Halladay was obviously unavailable to the media after the game, being tended to by the team’s medical and training staff. But Ruiz declined to speak that night, too. It was as if he felt the blame for not doing his part to properly prepare his battery mate or help him through a difficult-to-watch performance that night in Chicago, which, in retrospect, is crazy. But that's the devotion Ruiz has to his pitchers, the anguish he endures when they struggle.

Four years later, at that same iconic ballpark, Ruiz got nervous when he tossed his sunglasses in the trash bin before returning to the field. Hamels was three outs away from a no-hitter.

“I was like, ‘Oh, man,’” Ruiz said with a dead-serious expression after the game.

Hamels was able to complete the no-hitter. It was the fourth Ruiz had caught in his career, tying Jason Varitek’s major league record.

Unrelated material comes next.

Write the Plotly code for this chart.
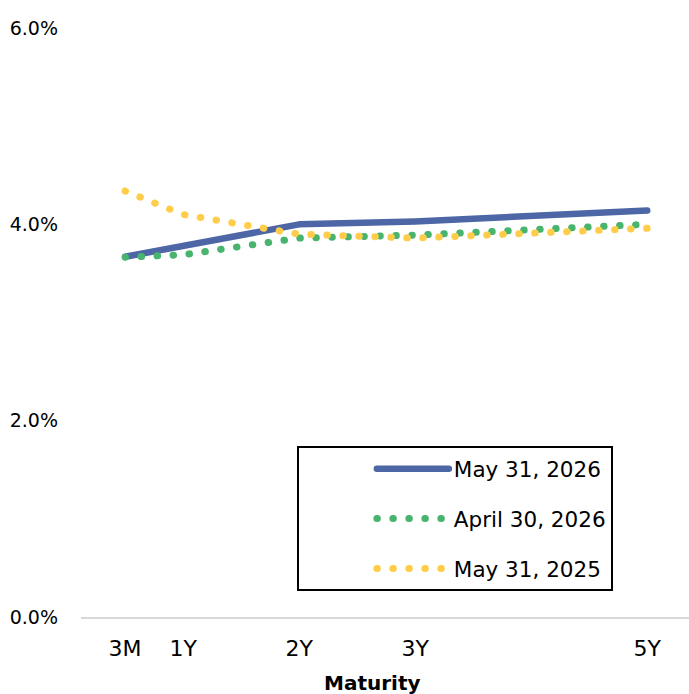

But Carlos Ruiz is more than a collection of records, stats, All-Star appearances, and other memorable moments during his 11-year big league career in Philadelphia and nearly 18-year stay with the only major league organization he had ever known before this week.

He was admired and respected by everyone he encountered.

“The thing about Chooch,” Howard said, “he was the quarterback in a sense. The way he handled the pitching staff, the way he prepared himself for games with the pitchers, from the defensive standpoint knowing different situations, knowing what guy you want to beat you, what guy you don't want to beat you. Just the way he played the game, he was a fireball. He was a fireball out there. I'm definitely going to miss him.”

While nitpicking became a habit among fans for some of his more accomplished teammates – Rollins didn’t run that out, Howard strikes out too much, Utley’s defense is suspect – Chooch was universally beloved.

And he loved everyone back, too. Before he left New York for Los Angeles on Thursday, Ruiz called in to have a Mets clubhouse attendant scrawl a message from him to his teammates upon their arrival at the ballpark on Friday.

And outside the clubhouse, a bat stood leaning on the wall in the hallway that leads out to the field. There was a pair of red batting gloves resting atop the bat, and the familiar inscription on the barrel: Carlos Ruiz.

The uber-popular catcher may have left, but a piece of him remained behind.

“He’s the kind of guy you love seeing every day – always had a smile on his face,” Mackanin said. “It’s combination of everything rather than one part of him. I’d like to think that one time down the road when he’s done playing, the Phillies might have a place for him.”

Then Mackanin thought for a second. And laughed.

“As long as they don’t make him manager and he takes my job,” Mackanin joked.

But even in the unlikely occurrence that would become a reality, you can imagine Mackanin would find himself laughing again. Because it’s almost impossible to feel anything but joy when Carlos Ruiz is involved.